Pendapatan kereta cepat (Whoosh) Jakarta-Bandung dinilai tidak sepadan dengan utang pembangunannya yang terus melambung. Dengan perkiraan nilai investasi sebesar US$6,071 miliar di tahun 2016, pembangunan Whoosh menelan biaya mencapai US$7,27 miliar akibat cost overrun serta pandemi Covid-19 yang memperlambat pengerjaan dengan proporsi peminjaman 75% dari China Development Bank (CDB).
Direktur Program INDEF, Eisha M. Rachbini, menjelaskan bahwa infrastruktur transportasi harusnya dibangun untuk mendorong transaksi perekonomian nasional.
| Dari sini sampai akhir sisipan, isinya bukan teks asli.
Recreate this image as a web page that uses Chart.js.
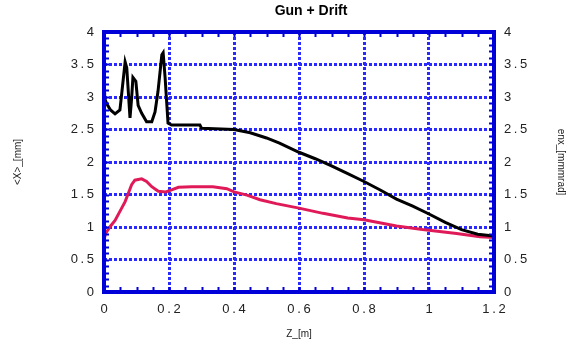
<!DOCTYPE html>
<html>
<head>
<meta charset="utf-8">
<script src="https://cdn.jsdelivr.net/npm/chart.js@4"></script>
<style>
    html, body { margin: 0; padding: 0; background: #fff; }
    #wrap { width: 579px; height: 340px; }
</style>
</head>
<body>
<div id="wrap"><canvas id="chart"></canvas></div>
<script>
// <X> beam size (black, left axis)
const sizeZ = [0, 0.002, 0.008, 0.02, 0.034, 0.049, 0.054, 0.065, 0.07, 0.08, 0.085, 0.089, 0.098, 0.105, 0.116, 0.131,
    0.147, 0.157, 0.166, 0.178, 0.182, 0.188, 0.197, 0.208, 0.295, 0.3, 0.4, 0.45, 0.5, 0.54, 0.6, 0.65, 0.7,
    0.75, 0.8, 0.85, 0.9, 0.95, 1.0, 1.05, 1.1, 1.15, 1.2];
const sizeX = [3.07, 2.98, 2.9, 2.8, 2.74, 2.8, 3.03, 3.54, 3.45, 2.68, 2.98, 3.3, 3.24, 2.87, 2.75, 2.62,
    2.62, 2.77, 3.08, 3.65, 3.68, 3.3, 2.6, 2.57, 2.57, 2.52, 2.5, 2.45, 2.37, 2.29, 2.15, 2.05, 1.94,
    1.82, 1.7, 1.57, 1.43, 1.32, 1.2, 1.07, 0.96, 0.89, 0.86];

// enx emittance (red, right axis)
const emitZ = [0, 0.005, 0.018, 0.034, 0.049, 0.065, 0.075, 0.085, 0.095, 0.116, 0.131, 0.147, 0.167, 0.19,
    0.208, 0.229, 0.27, 0.335, 0.378, 0.4, 0.44, 0.48, 0.53, 0.6, 0.674, 0.75, 0.8, 0.9, 0.98, 1.085, 1.157, 1.2];
const emitX = [0.8, 0.9, 1.0, 1.1, 1.24, 1.39, 1.52, 1.65, 1.72, 1.74, 1.7, 1.62, 1.55, 1.54,
    1.57, 1.61, 1.62, 1.62, 1.59, 1.54, 1.49, 1.42, 1.36, 1.29, 1.21, 1.14, 1.11, 1.015, 0.96, 0.9, 0.85, 0.84];

const zRange = [0, 1.2];
const yRange = [0, 4];

const blue = '#0000d8';
const gridBlue = '#2a2aff';
const fontFamily = '"Liberation Sans", Arial, sans-serif';

const toPoints = (xs, ys) => xs.map((x, i) => ({ x, y: ys[i] }));
const spaced = (v) => String(Math.round(v * 10) / 10).split('').join('\u2009');

const framePlugin = {
    id: 'frame',
    afterDatasetsDraw(chart) {
        const { ctx, chartArea: a, scales } = chart;
        ctx.save();
        ctx.strokeStyle = blue;
        ctx.lineWidth = 2;
        // minor ticks, pointing inward
        for (let v = 0; v <= 4.0001; v += 0.1) {
            const py = Math.round(scales.y.getPixelForValue(v)) + 0.5;
            ctx.beginPath();
            ctx.moveTo(a.left, py); ctx.lineTo(a.left + 5, py);
            ctx.moveTo(a.right, py); ctx.lineTo(a.right - 5, py);
            ctx.stroke();
        }
        for (let v = 0; v <= 1.2001; v += 0.05) {
            const px = Math.round(scales.x.getPixelForValue(v)) + 0.5;
            ctx.beginPath();
            ctx.moveTo(px, a.top); ctx.lineTo(px, a.top + 5);
            ctx.moveTo(px, a.bottom); ctx.lineTo(px, a.bottom - 5);
            ctx.stroke();
        }
        ctx.lineWidth = 4;
        ctx.strokeRect(a.left, a.top, a.right - a.left, a.bottom - a.top);

        ctx.fillStyle = '#000';
        ctx.font = 'bold 14px ' + fontFamily;
        ctx.textAlign = 'center';
        ctx.textBaseline = 'middle';
        ctx.fillText('Gun + Drift', (a.left + a.right) / 2 + 12, 11);
        ctx.restore();
    },
};

const tickFont = { family: fontFamily, size: 13 };
const titleFont = { family: fontFamily, size: 10 };

new Chart(document.getElementById('chart'), {
    type: 'scatter',
    data: {
        datasets: [
            {
                label: '<X>',
                data: toPoints(sizeZ, sizeX),
                showLine: true,
                borderColor: '#000000',
                borderWidth: 3,
                pointRadius: 0,
                yAxisID: 'y',
            },
            {
                label: 'enx',
                data: toPoints(emitZ, emitX),
                showLine: true,
                borderColor: '#e01a58',
                borderWidth: 3,
                pointRadius: 0,
                yAxisID: 'y2',
            },
        ],
    },
    options: {
        responsive: true,
        maintainAspectRatio: false,
        animation: false,
        layout: { padding: { top: 32, left: 0, right: 0, bottom: 0 } },
        plugins: {
            legend: { display: false },
            tooltip: { enabled: false },
        },
        scales: {
            x: {
                type: 'linear',
                min: zRange[0],
                max: zRange[1],
                afterFit: (s) => { s.height = 48; },
                ticks: { stepSize: 0.2, color: '#222', font: tickFont, padding: 10, callback: spaced, maxRotation: 0 },
                grid: {
                    color: (c) => (c.tick.value > 0 && c.tick.value < 1.2 ? gridBlue : 'transparent'),
                    lineWidth: 3,
                    drawTicks: false,
                },
                border: { display: false, dash: [3, 2] },
                title: { display: true, text: 'Z_[m]', color: '#222', font: titleFont, padding: { top: 4, bottom: 0 } },
            },
            y: {
                position: 'left',
                min: yRange[0],
                max: yRange[1],
                afterFit: (s) => { s.width = 104; },
                ticks: { stepSize: 0.5, color: '#222', font: tickFont, padding: 10, callback: spaced },
                grid: {
                    color: (c) => (c.tick.value > 0 && c.tick.value < 4 ? gridBlue : 'transparent'),
                    lineWidth: 3,
                    drawTicks: false,
                },
                border: { display: false, dash: [3, 2] },
                title: { display: true, text: '<X>_[mm]', color: '#222', font: titleFont, padding: { top: 12, bottom: 0 } },
            },
            y2: {
                position: 'right',
                min: yRange[0],
                max: yRange[1],
                afterFit: (s) => { s.width = 85; },
                ticks: { stepSize: 0.5, color: '#222', font: tickFont, padding: 10, callback: spaced },
                grid: { display: false, drawTicks: false },
                border: { display: false },
                title: { display: true, text: 'enx_[mmmrad]', color: '#222', font: titleFont, padding: { top: 12, bottom: 0 } },
            },
        },
    },
    plugins: [framePlugin],
});
</script>
</body>
</html>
Sayangnya, kinerja Kereta Cepat Indonesia-China (KCIC) yang melayani rute Jakarta-Bandung dinilai tidak memuaskan. Setidaknya, ada gap 40% okupansi kereta cepat yang masih harus ditingkatkan.
Baca Juga: KPK Siap Turun Gunung Telusuri Proyek Kereta Whoosh
“Seharusnya, penerimaan harus lebih tinggi sehingga bisa membayar utang. Ketika pengelolaannya gagal, hitungan yang seharusnya bisa ditanggung oleh business to business (B to B), ujungnya bisa berakibat pada keuangan negara/APBN yang harus menanggung beban utang tersebut,” jelasnya dalam DISKUSI PPPI Universitas Paramadina dan INDEF yang digelar pada Rabu (22/10/2025).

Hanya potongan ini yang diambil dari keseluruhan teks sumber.